For unknown reasons, a message on this piece just vanished from my in-box, so I’m going to make a public admission here that for one of the first times ever, someone has read my work, and understood it well enough to offer substantive and valid criticism.
I want to admit, here, that the fourth piece in my five piece argument is by far the weakest. Frankly, it needs some work. It is the only one I don’t feel will necessarily hold up in a strong wind. I write so much I exhaust myself, but I think part of the reason is that my thinking is fuzzy.
Who DOES benefit from deflation? Is it accurate to say banks hate it? I think it would depend on what kind of bank. In the leadup to the Great Depression, the Fed made money easy for banks to get. Beginning in about 1928, it pulled back. Then it kept pulling back even after the Stock Market crash, then it kept pulling back even after unknown persons or nations began making a run on our gold. They said it was to protect the currency, but for all we know it was banks in the system buying up the gold. Nobody tracked that stuff. I don’t think they do even now.
What happened? Banks were faced with an asset portfolio based on loans that were increasing in value steadily, pari pasu with deflation, but which for that exact reason were going into default in record numbers. Those banks that were part of the Federal Reserve System–to be clear, the big banks, by and large–were able to get the on-going capital to stay afloat. Those who weren’t, went out of business. Less banks would seem a desirable goal for would-be “cartelists”.
Thus, all things need to be contextualized. I should add too that I think my differentiation of monetary and price deflation is worth underscoring. Monetary deflation is something that the Fed, the superrich, and banks do. They pull money out and warehouse it. Only those with huge surpluses can afford to simply sit on their cash. People who have hidden it in their mattress need to spend it sooner or later just to survive. By and large only those able to create money can afford to “hoard” it. Inflation and deflation are the evil twins which characterize what the Austrians call the business cycle, and what I term Monetary Mercantilism.

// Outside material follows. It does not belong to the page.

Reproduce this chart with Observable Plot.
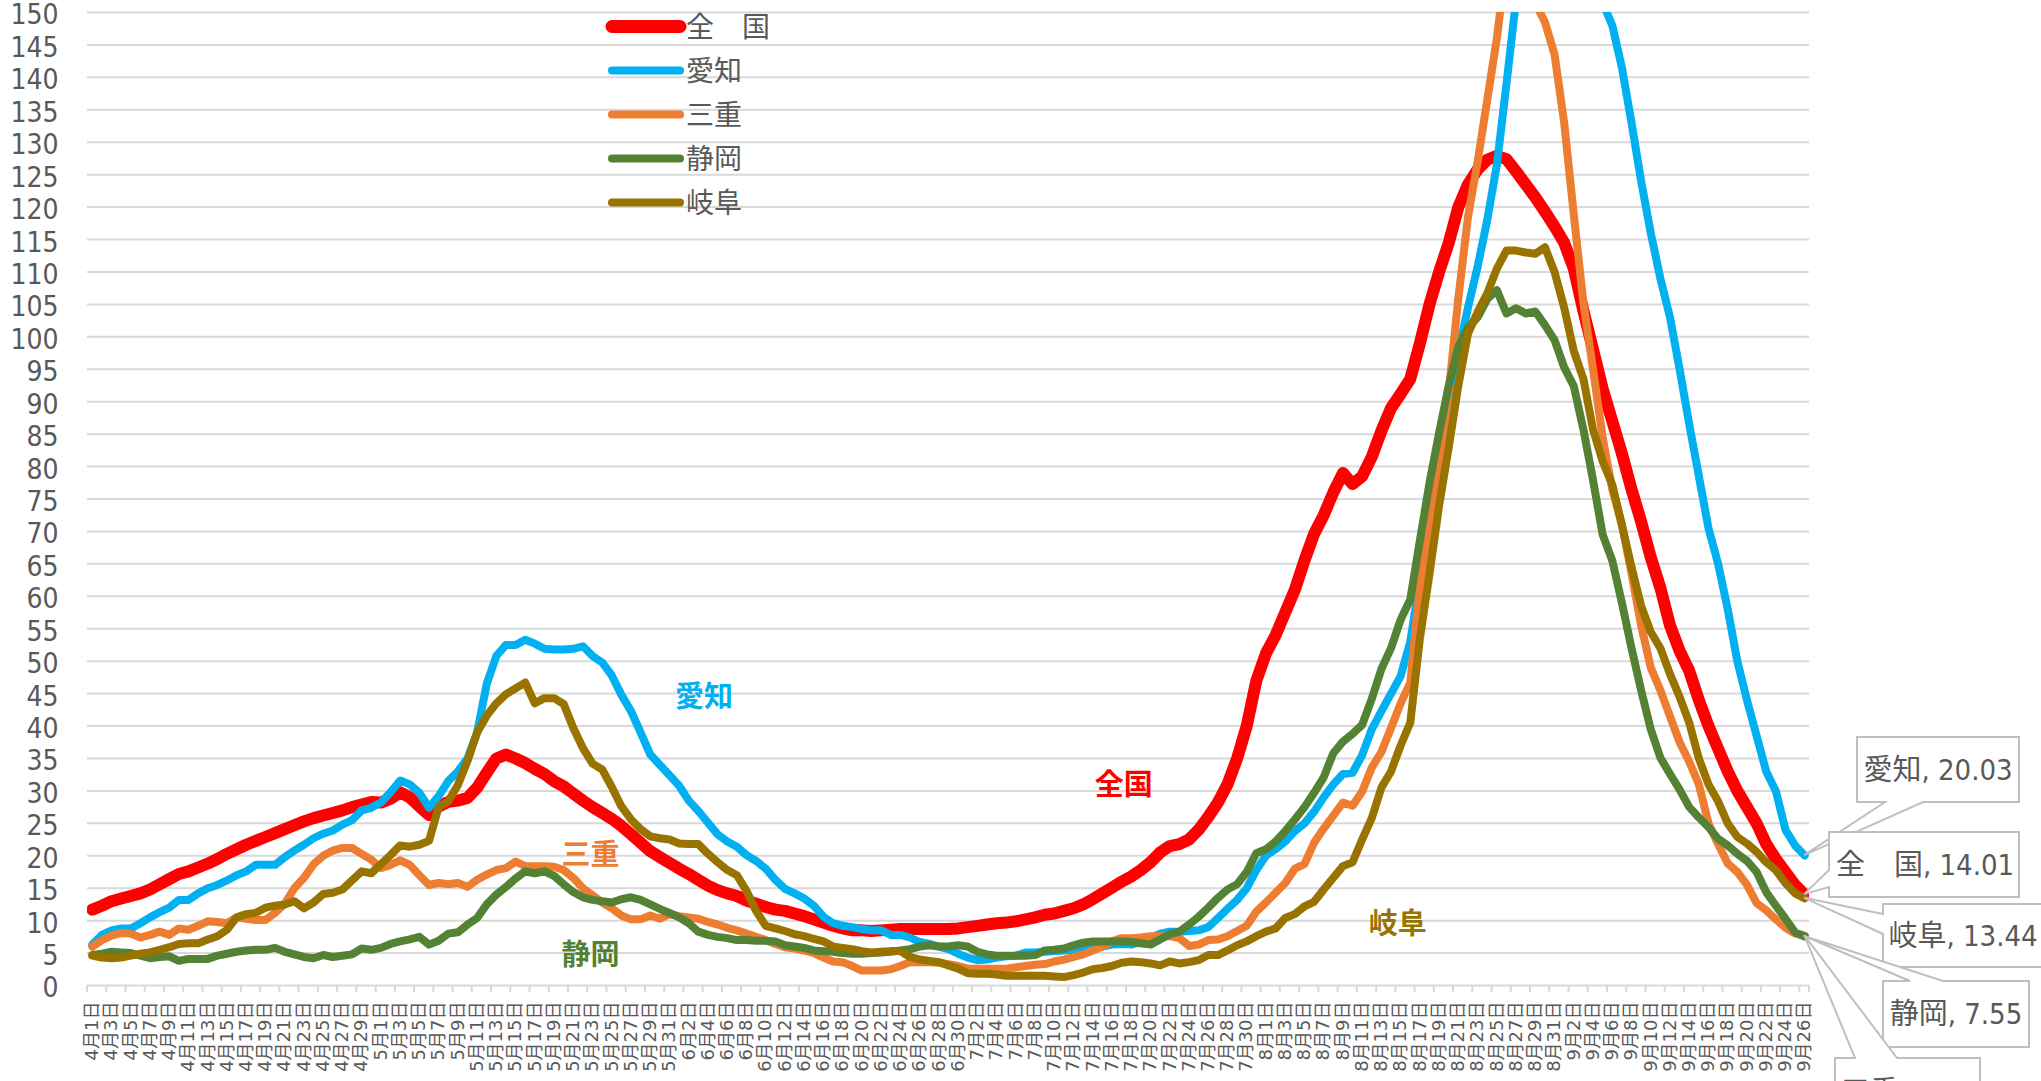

Price deflation, on the other hand, presumes a fixed amount of currency which increases in value as material goods become more widely available as a result of innovation. This type of deflation is seen, as an example, in the steadily increasing amount of computer power you can get for the same money. It should apply, more or less, to everything we buy; although for some things–like food–we may not want only efficiency.
Anyway, if that person sees this, this is my response. It’s the only one I’m able to make, without an email address.